If you apply a few basic principles, you can turn these tough conversations into positive and productive experiences.
Whether it’s a political topic you’re discussing with a coworker or a financial concern you’re expressing to your partner, it can be difficult to have conversations with someone you disagree with. Often it may seem easier to avoid these conversations altogether, but if you apply a few basic principles, you can turn these tough conversations into positive and productive experiences.
The Upside
Maybe you’ve been avoiding talking to a friend who has a different parenting style, or maybe you don’t want to bring up lifestyle differences with family members. But, keep in mind that there can be benefits to having difficult conversations.
- Hearing different ideas and opinions is an important way to open your mind to things you haven’t thought about before.
- Your perspective might evolve or strengthen as you hear someone else’s ideas. When you learn more about an opposing viewpoint, it may help you better understand your own arguments or ideas.
- You may learn more about the person you’re talking to. When you take the time to understand where someone is coming from, it can deepen your connection.
- It’s easy to assume that someone with opposing views has nothing in common with you. But when you have a conversation, you may find you have more in common than you originally thought.
- Holding conversations with people who aren’t exactly like us can strengthen our communities. Social media platforms succeed by creating echo chambers for our ideas, mostly connecting us to like-minded individuals. These algorithms don’t leave us a lot of opportunities to disagree in healthy or productive ways. We may build stronger bonds within our communities when we choose to hear the other viewpoints.
Tips for Engaging in Positive Conversations
Whether the conversation is about who should take out the trash or how you feel about the documentary you just watched, you can take these tips and apply them in your conversations to make them as positive and healthy as possible.
- Avoid personal insults or attacks. Comments like “You never help around the house” or “You’re an idiot if that’s what you think” do not move the conversation forward and can leave you both angry and upset.
- Practice empathy. Trying to understand where someone is coming from is a good place to start any conversation. Assuming you know already, or believing that someone’s beliefs are ignorant, is not. Try to see their perspective, how it was formed, and the reasons behind it. Knowing the “why” behind an opinion can often help you see things in a different way.
- Remember it’s OK to disagree. A successful or productive conversation doesn’t mean everything ends in perfect harmony. It’s completely normal to end the conversation with the same opinion you started with.

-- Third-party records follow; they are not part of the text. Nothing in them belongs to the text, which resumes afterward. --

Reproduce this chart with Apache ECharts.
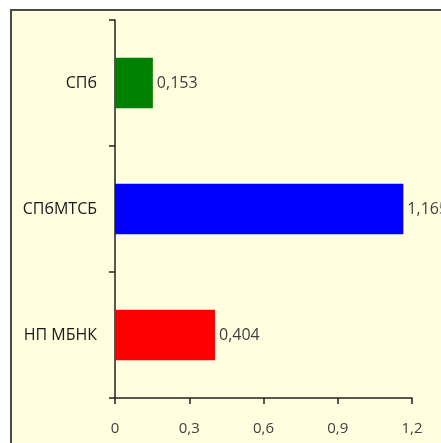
<!DOCTYPE html>
<html>
<head>
<meta charset="utf-8">
<script src="https://cdn.jsdelivr.net/npm/echarts@6/dist/echarts.min.js"></script>
<style>
html,body{margin:0;padding:0;background:#fff;}
#c{width:441px;height:443px;}
</style>
</head>
<body>
<div id="c"></div>
<script>
const categories = ['СПб', 'СПбМТСБ', 'НП МБНК'];
const values = [0.153, 1.165, 0.404];
const barColors = ['#008000', '#0000FF', '#FF0000'];
const xTicks = [0, 0.3, 0.6, 0.9, 1.2];

const fmt = v => String(v).replace('.', ',');

const chart = echarts.init(document.getElementById('c'), null, {renderer: 'canvas'});
chart.setOption({
  backgroundColor: '#ffffff',
  animation: false,
  graphic: [{
    type: 'rect',
    z: -10,
    silent: true,
    shape: {x: 11, y: 10, width: 600, height: 600},
    style: {fill: '#FFFFE0', stroke: '#4a4a4a', lineWidth: 2}
  }],
  grid: {left: 115, right: 29, top: 20, bottom: 45, containLabel: false},
  xAxis: {
    type: 'value',
    min: xTicks[0],
    max: xTicks[xTicks.length - 1],
    interval: 0.3,
    splitLine: {show: false},
    axisLine: {show: true, lineStyle: {color: '#222', width: 1.5}},
    axisTick: {show: true, length: 6, lineStyle: {color: '#222', width: 1.5}},
    axisLabel: {
      margin: 23,
      color: '#404040',
      fontSize: 15,
      fontFamily: 'Open Sans',
      formatter: v => fmt(+v.toFixed(1))
    }
  },
  yAxis: {
    type: 'category',
    data: categories,
    inverse: true,
    axisLine: {show: true, lineStyle: {color: '#222', width: 1.5}},
    axisTick: {show: true, length: 6, lineStyle: {color: '#222', width: 1.5}},
    axisLabel: {
      margin: 18,
      color: '#1a1a1a',
      fontSize: 16,
      fontFamily: 'Open Sans'
    }
  },
  series: [{
    type: 'bar',
    barWidth: '40%',
    data: values.map((v, i) => ({value: v, itemStyle: {color: barColors[i]}})),
    label: {
      show: true,
      position: 'right',
      distance: 4,
      color: '#404040',
      fontSize: 16,
      fontFamily: 'Open Sans',
      formatter: p => fmt(p.value)
    }
  }]
});
</script>
</body>
</html>
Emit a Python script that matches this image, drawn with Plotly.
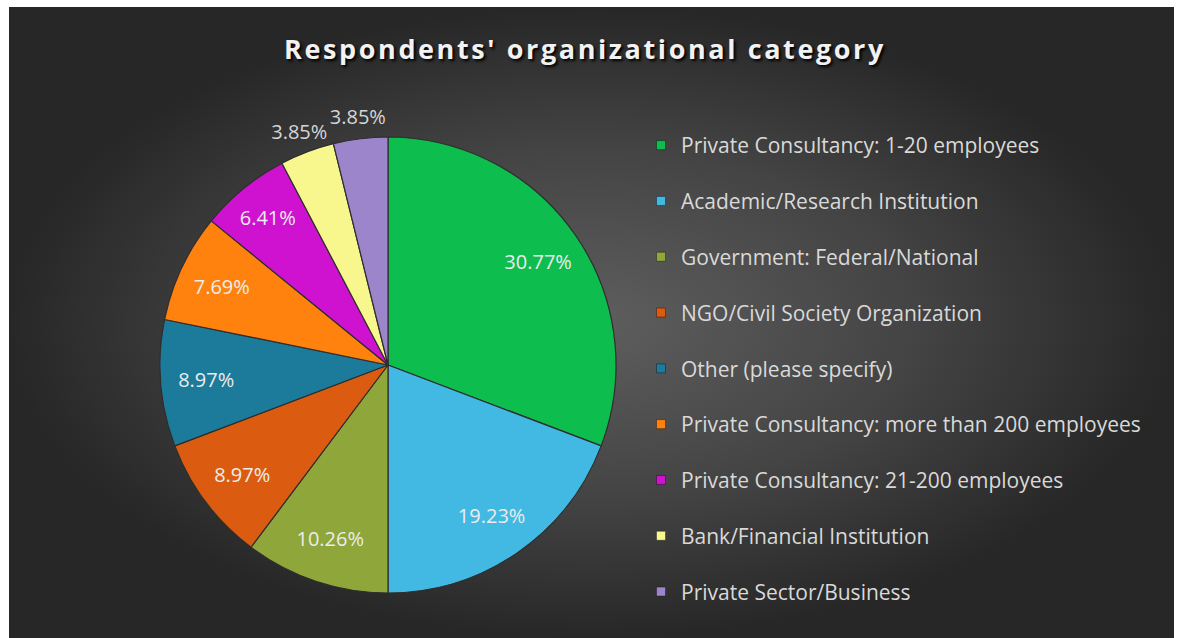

- Listen. This is harder than it sounds, especially if you’re hearing things you disagree with. To really listen, avoid interrupting, eye-rolling, gesturing, or getting angry while someone is talking.
- Avoid getting too emotional. If you find yourself getting overly emotional, you can agree to end the conversation, walk away, or move on to a different subject. An angry outburst isn’t going to change anyone’s mind, and you may regret it later. This doesn’t mean you have to silence yourself. If something is important to you and you’re passionate about it, share your ideas. But do your best to focus your energy in a productive and rational manner.
- Consider whether the conversation is worth it. If your partner is spending more than your family can afford, that’s a conversation you should have. If it’s a conversation about your political thoughts with someone you just met at a party, maybe it’s not. Some people are comfortable talking about all kinds of topics, while others may not be.
- Find common ground. If you dismiss everything someone says, the conversation isn’t going to be productive. Try to find small areas of agreement. For example, you may say, “I like your idea on …” or “I see why you feel …” Listen for what makes sense, instead of zeroing in on what’s wrong. If you start to lecture someone or act as if their opinions are beneath you, it’s going to lead nowhere. Sometimes finding common ground on an unrelated topic can be helpful.
- Know your intent. Why are you having this conversation? Are you curious what someone thinks? It’s become popular in some spaces to be dismissive and combative, to bully and belittle others. But is that the way to have a real conversation?
A positive and healthy conversation with someone you disagree with is not impossible. Practicing empathy, listening, and following the tips above can help you make the most of your next conversation.